Contrer les bailleurs récalcitrants
La commission devrait à terme disposer de ses propres bureaux dakarois et recruter une équipe de 114 agents, à Dakar et en région. En attendant, elle fait avec les moyens du bord, avec un seul numéro vert pour répondre aux demandes de tous les locataires et bailleurs du pays. D’aucuns regrettent que l’équipe n’ait pas été mise en place en amont de l’application du décret, ce qui aurait permis davantage de fluidité et de réactivité.
« Un très bon acte vient d’être posé, mais ça ne va pas régler le problème du jour au lendemain », indique à JA Elimane Sall, président de l’association des locataires du Sénégal. « Depuis début mars, sur dix bailleurs, quatre ont appliqué la baisse, trois ont refusé, et les trois derniers attendent d’y voir plus clair pour prendre une décision », estime cet homme de terrain.
Parmi les propriétaires réfractaires, certains ont menacé d’expulser leurs locataires en se servant de la loi qui permet de donner congé au résident pour occupation personnelle ou démolition.

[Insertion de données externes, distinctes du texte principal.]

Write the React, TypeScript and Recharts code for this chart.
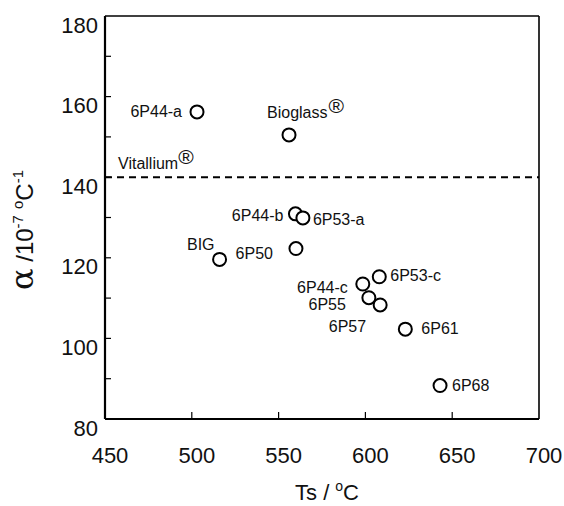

L’idée étant de remettre ensuite le bien en location, en augmentant le prix au passage. D’autres ont refusé d’encaisser les loyers, puis assigné leurs locataires pour défaut de paiement. « Ce sont des subterfuges que la commission s’apprête à régler, en collaboration avec la police et la gendarmerie », assure Elimane Sall.
« Le locataire peut envoyer le loyer par un système de transfert d’argent, pour garder une trace, ou bien se rendre à la Caisse des dépôts et consignations en faisant appel à un huissier ou au tribunal, avec un courrier et un timbre de 2 000 F CFA », précise de son côté Momar Ndao.
Manque de données chiffrées
Selon Elimane Sall, les contrôleurs du numéro vert ne maîtriseraient pas toujours les subtilités juridiques du secteur, ce qui poserait des problèmes dans des situations d’urgence comme les procédures d’expulsion. « Dans ces cas-là, le locataire est en mesure de suspendre, voire d’arrêter la procédure, mais encore faut-il le savoir. S’il n’a pas cette information, il risque d’être jeté à la rue… », s’inquiète le président de l’association des locataires.
En dix ans de présidence, ce professeur de lettres modernes au collège bilingue de Dakar a été confronté aux dérives du marché locatif. « Les bailleurs veulent rentabiliser rapidement leurs biens. Ils amortissent la construction d’une maison en dix ou quinze ans, via des crédits à court terme, là où il en faut vint ou plus normalement. Tout ça, ils le font sur le dos des locataires. Ces facteurs influent sur la hausse des prix », déplore-t-il.
Autre problème : le manque de données chiffrées du secteur. Aucune mairie dakaroise ne serait en mesure de donner le nombre exact de locataires et de bailleurs dans son périmètre. « Au sein de notre association, nous préconisons une numérisation des informations du secteur, un recensement exact, municipalité par municipalité, pour éviter les abus et les fraudes fiscales », poursuit Elimane Sall.
Interrogé à ce sujet, Momar Ndao estime à 196 400 le nombre de logements dakarois destinés à la location. Un chiffre qui, après vérification, provient d’un rapport de l’Agence nationale de la statistique et de la démographie (ANSD) daté d’août 2012. Dès lors, comment mesurer avec exactitude le degré de respect du décret du 1er mars ?
Le président de la Conarel se montre en tout cas optimiste : « La communication est l’un des premiers défis à relever. Ces prochains mois, la commission entend organiser des ateliers et des réunions publiques d’information. Une grande partie du problème est liée au fait que les acteurs du domaine ne connaissent pas la réglementation. »
Reste à savoir si la commission a les moyens de ses ambitions. « Il faut que l’État mobilise des moyens logistiques et financiers, avec la communication adéquate. Pour le moment, ces derniers sont minimes au regard de la dimension du problème », estime Elimane Sall, qui pense à passer la main après des années aux commandes de l’association des locataires du Sénégal.